Mr Herd – who said he could not afford to go to court to fight the case – wrote to his stepfamily and begged them to respect his father’s wishes, but they refused to respect the original will.

“What I can’t come to terms with is knowing how hard it was for my parents and grandparents to build up that inheritance and the ease with which it was diverted to my stepfamily,” he said.

“If it had not been for my father’s desire to look after my stepmother during her lifetime, the Herd family inheritance would continue to pass down the family line as it had done in the past.

“But even knowing this, my stepfamily felt unable to respect those dying wishes.”

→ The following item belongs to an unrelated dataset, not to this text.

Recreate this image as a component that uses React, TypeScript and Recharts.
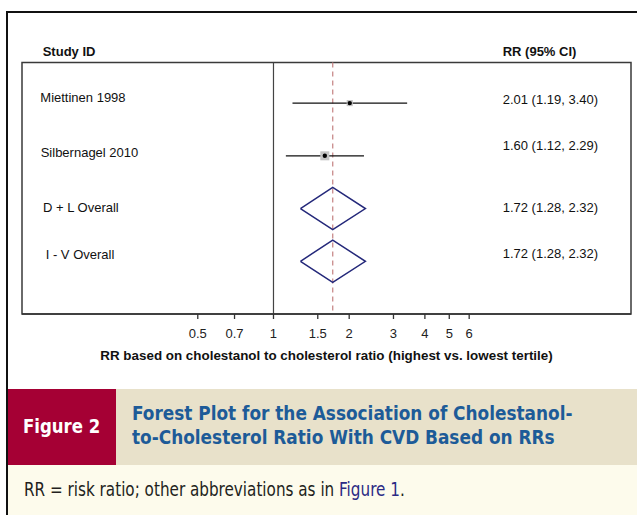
import {
  ComposedChart,
  Scatter,
  XAxis,
  YAxis,
  ReferenceLine,
  ReferenceArea,
} from "recharts";

// rows of the forest plot, top to bottom
const ROW_LABELS = ["Miettinen 1998", "Silbernagel 2010", "D + L Overall", "I - V Overall"];
const RR = [2.01, 1.6, 1.72, 1.72];
const CI_LOW = [1.19, 1.12, 1.28, 1.28];
const CI_HIGH = [3.4, 2.29, 2.32, 2.32];
const POOLED = [false, false, true, true];
const WEIGHTS = [31.7, 68.3, 100, 100];

const HEADERS = ["Study ID", "RR (95% CI)"];
const X_TICKS = [0.5, 0.7, 1, 1.5, 2, 3, 4, 5, 6];
const X_DOMAIN = [0.1, 26.4];
const Y_DOMAIN = [-0.5, 5];
const BOX_TOP = 0.23;
const OVERALL_RR = RR[2];
const X_TITLE = "RR based on cholestanol to cholesterol ratio (highest vs. lowest tertile)";

// small text nudges, like the Stata output: [nameDx, nameDy, rrDy]
const NUDGE = [
  [20.7, 1.3, 1.3],
  [18.3, -5.1, -3.8],
  [18.7, -3.5, -10.1],
  [21, -1.2, -0.8],
  [23.7, -7, -8],
];

const FONT = "'Liberation Sans', Arial, sans-serif";
const NARROW = "'Liberation Sans Narrow', 'DejaVu Sans Condensed', sans-serif";

const fmt = (v: number) => v.toFixed(2);

const RowTick = (props: any) => {
  const { x, y, payload } = props;
  const row = payload.value as number;
  const [dx, dy, rdy] = NUDGE[row];
  const header = row === 0;
  const name = header ? HEADERS[0] : ROW_LABELS[row - 1];
  const rr = header
    ? HEADERS[1]
    : `${fmt(RR[row - 1])} (${fmt(CI_LOW[row - 1])}, ${fmt(CI_HIGH[row - 1])})`;
  return (
    <g fontFamily={FONT} fontSize={13} fill="#111" fontWeight={header ? 700 : 400}>
      <text x={x + dx} y={y + dy} dominantBaseline="central" textAnchor="start">
        {name}
      </text>
      <text x={x + 480.7} y={y + rdy} dominantBaseline="central" textAnchor="start">
        {rr}
      </text>
    </g>
  );
};

const EstimateShape = (props: any) => {
  const { cx, cy, payload } = props;
  const side = 1.09 * Math.sqrt(payload.w);
  return (
    <g>
      <rect x={cx - side / 2} y={cy - side / 2} width={side} height={side} fill="#c4c4c4" />
      <circle cx={cx} cy={cy} r={2.2} fill="#000" />
    </g>
  );
};

const NoShape = () => <g />;

export default function App() {
  const studyRows = RR.map((_, i) => i).filter((i) => !POOLED[i]);
  const pooledRows = RR.map((_, i) => i).filter((i) => POOLED[i]);
  const estimates = studyRows.map((i) => ({ x: RR[i], y: i + 1, w: WEIGHTS[i] }));

  return (
    <div
      style={{
        position: "absolute",
        left: 0,
        top: 0,
        width: 637,
        height: 515,
        background: "#fff",
        overflow: "hidden",
      }}
    >
      <ComposedChart
        width={637}
        height={380}
        margin={{ top: 24, right: 6, bottom: 0, left: 21 }}
        style={{ fontFamily: FONT }}
      >
        <XAxis
          dataKey="x"
          type="number"
          scale="log"
          domain={X_DOMAIN}
          allowDataOverflow
          ticks={X_TICKS}
          interval={0}
          height={66}
          tickSize={5}
          tickMargin={10}
          axisLine={{ stroke: "#333", strokeWidth: 1.5 }}
          tickLine={{ stroke: "#333", strokeWidth: 1.3 }}
          tick={{ fill: "#222", fontSize: 13, fontFamily: FONT }}
          label={{
            value: X_TITLE,
            position: "insideBottom",
            offset: 20,
            fill: "#111",
            fontSize: 13.4,
            fontWeight: 700,
            fontFamily: FONT,
          }}
        />
        <YAxis
          dataKey="y"
          type="number"
          reversed
          domain={Y_DOMAIN}
          allowDataOverflow
          ticks={[0, 1, 2, 3, 4]}
          interval={0}
          width={1}
          tickSize={0}
          tickMargin={0}
          axisLine={false}
          tickLine={false}
          tick={<RowTick />}
        />
        <ReferenceArea
          x1={X_DOMAIN[0]}
          x2={X_DOMAIN[1]}
          y1={BOX_TOP}
          y2={Y_DOMAIN[1]}
          fill="none"
          fillOpacity={0}
          stroke="#3a3a3a"
          strokeWidth={1.5}
        />
        <ReferenceLine
          segment={[
            { x: 1, y: BOX_TOP },
            { x: 1, y: Y_DOMAIN[1] },
          ]}
          stroke="#444"
          strokeWidth={1.2}
        />
        <ReferenceLine
          segment={[
            { x: OVERALL_RR, y: BOX_TOP },
            { x: OVERALL_RR, y: Y_DOMAIN[1] },
          ]}
          stroke="#c98b8b"
          strokeWidth={1.3}
          strokeDasharray="5 4"
        />
        {studyRows.map((i) => (
          <Scatter
            key={`ci-${i}`}
            data={[
              { x: CI_LOW[i], y: i + 1 },
              { x: CI_HIGH[i], y: i + 1 },
            ]}
            line={{ stroke: "#111", strokeWidth: 1.3 }}
            shape={<NoShape />}
            isAnimationActive={false}
          />
        ))}
        <Scatter data={estimates} shape={<EstimateShape />} isAnimationActive={false} />
        {pooledRows.map((i) => (
          <Scatter
            key={`diamond-${i}`}
            data={[
              { x: CI_LOW[i], y: i + 1 },
              { x: RR[i], y: i + 1 - 0.4 },
              { x: CI_HIGH[i], y: i + 1 },
              { x: RR[i], y: i + 1 + 0.4 },
              { x: CI_LOW[i], y: i + 1 },
            ]}
            line={{ stroke: "#24287a", strokeWidth: 1.5, fill: "none" }}
            shape={<NoShape />}
            isAnimationActive={false}
          />
        ))}
      </ComposedChart>

      {/* outer frame */}
      <div style={{ position: "absolute", left: 6, top: 11, width: 631, height: 2, background: "#111" }} />
      <div style={{ position: "absolute", left: 6, top: 11, width: 2, height: 504, background: "#111" }} />

      {/* caption band */}
      <div style={{ position: "absolute", left: 8, top: 389, width: 108, height: 76, background: "#a50034" }} />
      <div style={{ position: "absolute", left: 116, top: 389, width: 521, height: 76, background: "#e8e1ca" }} />
      <div style={{ position: "absolute", left: 8, top: 465, width: 629, height: 50, background: "#fdfbec" }} />
      <div
        style={{
          position: "absolute",
          left: 23,
          top: 414,
          fontFamily: NARROW,
          fontWeight: 700,
          fontSize: 20,
          lineHeight: "24px",
          color: "#fff",
          whiteSpace: "nowrap",
          transform: "scaleX(0.92)",
          transformOrigin: "left center",
        }}
      >
        Figure 2
      </div>
      <div
        style={{
          position: "absolute",
          left: 132,
          top: 401,
          fontFamily: NARROW,
          fontWeight: 700,
          fontSize: 20,
          lineHeight: "24px",
          color: "#1d5b98",
          whiteSpace: "nowrap",
          transform: "scaleX(0.94)",
          transformOrigin: "left center",
        }}
      >
        Forest Plot for the Association of Cholestanol-
        <br />
        to-Cholesterol Ratio With CVD Based on RRs
      </div>
      <div
        style={{
          position: "absolute",
          left: 24,
          top: 477,
          fontFamily: NARROW,
          fontSize: 19,
          lineHeight: "24px",
          color: "#231f20",
          whiteSpace: "nowrap",
          transform: "scaleX(0.89)",
          transformOrigin: "left center",
        }}
      >
        RR = risk ratio; other abbreviations as in <span style={{ color: "#2b2a84" }}>Figure 1</span>.
      </div>
    </div>
  );
}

Laura Rumsey, a solicitor with Rogers & Norton, said Mr Herd’s case highlighted a key potential problem with mirror wills.

“As many people have second or blended families, they may need to take legal advice as to how best to provide for their spouse and their own children from a previous relationship,” she said.

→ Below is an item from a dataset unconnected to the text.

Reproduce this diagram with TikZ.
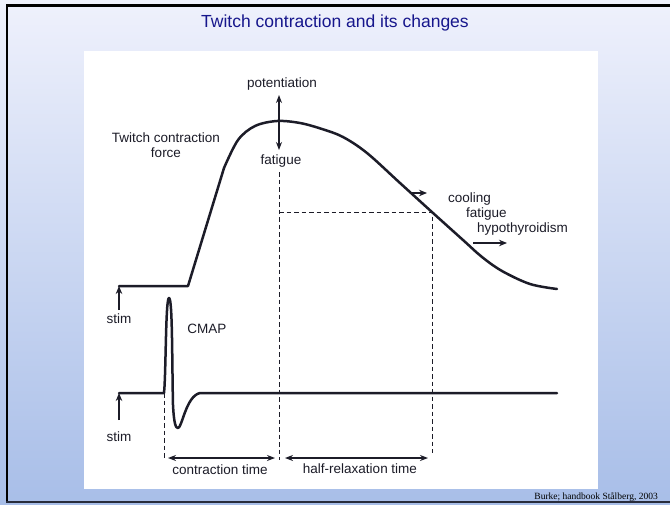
\documentclass[tikz,border=0pt]{standalone}
\usepackage{fontspec}
\setmainfont{Liberation Sans}
\newfontfamily\credfont{Liberation Serif}
\usetikzlibrary{arrows.meta}
\definecolor{ink}{RGB}{28,28,40}
\definecolor{titleblue}{RGB}{22,22,140}
\definecolor{bgtop}{RGB}{239,241,252}
\definecolor{bgmid}{RGB}{214,222,244}
\definecolor{bgbot}{RGB}{168,190,232}
\definecolor{framedark}{RGB}{40,44,60}
\begin{document}
\begin{tikzpicture}[x=1pt,y=-1pt,
  lbl/.style={inner sep=0pt, text=ink, font=\fontsize{13.5}{16}\selectfont, anchor=base},
  lbll/.style={lbl, anchor=base west},
  curve/.style={draw=ink, line width=2.5pt, line join=round, line cap=round},
  guide/.style={draw=ink, line width=0.9pt, dash pattern=on 4.5pt off 3pt},
  arr/.style={draw=ink, line width=1.2pt, -{Stealth[length=8pt,width=6.5pt]}},
  darr/.style={draw=ink, line width=1.2pt, {Stealth[length=8pt,width=6pt]}-{Stealth[length=8pt,width=6pt]}}]
\useasboundingbox (0,0) rectangle (670,504);
% slide background
\shade[top color=bgtop, middle color=bgmid, bottom color=bgbot] (0,0) rectangle (670,504);
\draw[line width=2.6pt, black] (6,5.5) -- (670,5.5);
\draw[line width=2.4pt, black] (7,4) -- (7,503);
\draw[line width=1.6pt, framedark] (6,502) -- (670,502);
% picture area
\fill[white] (84,51) rectangle (598,489);
% title
\node[inner sep=0pt, anchor=base, text=titleblue, font=\fontsize{17.5}{20}\selectfont] (title) at (335,27) {Twitch contraction and its changes};
% labels
\node[lbl] (pot) at (282,87) {potentiation};
\node[lbl] (fat1) at (281,164) {fatigue};
\node[lbl, align=center, font=\fontsize{13.5}{15}\selectfont] (force) at (166,157) {Twitch contraction\\force};
\node[lbll] (cool) at (448,202) {cooling};
\node[lbll] (fat2) at (466,217) {fatigue};
\node[lbll] (hypo) at (477,232) {hypothyroidism};
\node[lbl] (stim1) at (119,323) {stim};
\node[lbl] (cmap) at (207,333) {CMAP};
\node[lbl] (stim2) at (119,441) {stim};
\node[lbl] (ct) at (220,474) {contraction time};
\node[lbl] (hrt) at (360,473) {half-relaxation time};
\node[inner sep=0pt, anchor=base east, font=\credfont\fontsize{9.5}{11}\selectfont, text=black] (cred) at (658,499) {Burke; handbook Stålberg, 2003};
% coordinates
\coordinate (f0) at (119,286);
\coordinate (c0) at (119,393);
\coordinate (s1) at (119,310);
\coordinate (s2) at (119,420);
\coordinate (pu) at (279,95);
\coordinate (pd) at (279,150);
\coordinate (ga) at (279,172);
\coordinate (gb) at (279,460);
\coordinate (gc) at (279,212);
\coordinate (gd) at (432,212);
\coordinate (ge) at (432,453);
\coordinate (gf) at (164,393);
\coordinate (gg) at (164,460);
\coordinate (a1) at (168,458);
\coordinate (a2) at (275,458);
\coordinate (a3) at (285,458);
\coordinate (a4) at (428,458);
\coordinate (r1) at (410,193);
\coordinate (r2) at (427,193);
\coordinate (r3) at (473,243);
\coordinate (r4) at (507,243);
% dashed guides
\draw[guide] (ga) -- (gb);
\draw[guide] (gc) -- (gd) -- (ge);
\draw[guide] (gf) -- (gg);
% force curve
\draw[curve] (f0) -- (188,286) -- plot[smooth, tension=0.55] coordinates {(224,168) (238,140) (255,126) (277,121) (300,123) (322,129) (343,137) (367,153) (400,183) (433,213) (463,240) (482,257) (502,271) (530,284) (557,289)};
% CMAP
\draw[curve] (c0) -- (164,393) .. controls (166,375) and (165.5,298) .. (169,298) .. controls (172.5,298) and (172,360) .. (173,405) .. controls (174,425) and (176,428) .. (178,428) .. controls (182,428) and (186,396) .. (200,393) -- (557,393);
% arrows
\draw[arr] (s1) -- (f0);
\draw[arr] (s2) -- (c0);
\draw[darr] (pu) -- (pd);
\draw[darr] (a1) -- (a2);
\draw[darr] (a3) -- (a4);
\draw[arr] (r1) -- (r2);
\draw[arr] (r3) -- (r4);
\end{tikzpicture}
\end{document}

“It is understandable that you will want to provide for your spouse for their lifetime and then provide for children upon the second death. Many people simply prepare mirror wills and trust that the surviving spouse will leave their estate equally between their own children and their stepchildren.

“Mr Herd’s case highlights the problem with mirror wills. The surviving spouse can change their will at any point before or after the death of the first and can then choose to simply benefit their own family.”

Ms Rumsey said there were ways around this potential problem.

“One of the best solutions to provide for both your spouse and your own children is to provide your spouse with a life interest in either your property or your entire estate,” she said.

“This means that they get to use the assets, live in the property and sustain the same standard of lifestyle as they previously had. Your spouse will be well provided for in their own lifetime, but as they do not ultimately become the legal owner of any of your property, upon their death then they cannot leave your estate under their will. Instead, when they die, your estate will revert to your own children.”

Mr Herd, who has one daughter, said: “The greatest impact is that I would have loved to have been in a position to use part of my intended legacy to provide a deposit for her first property.

“As it is, she is in rented property as she cannot afford the deposit, and it’s only when we pass on that she will be in a position to purchase her own property.”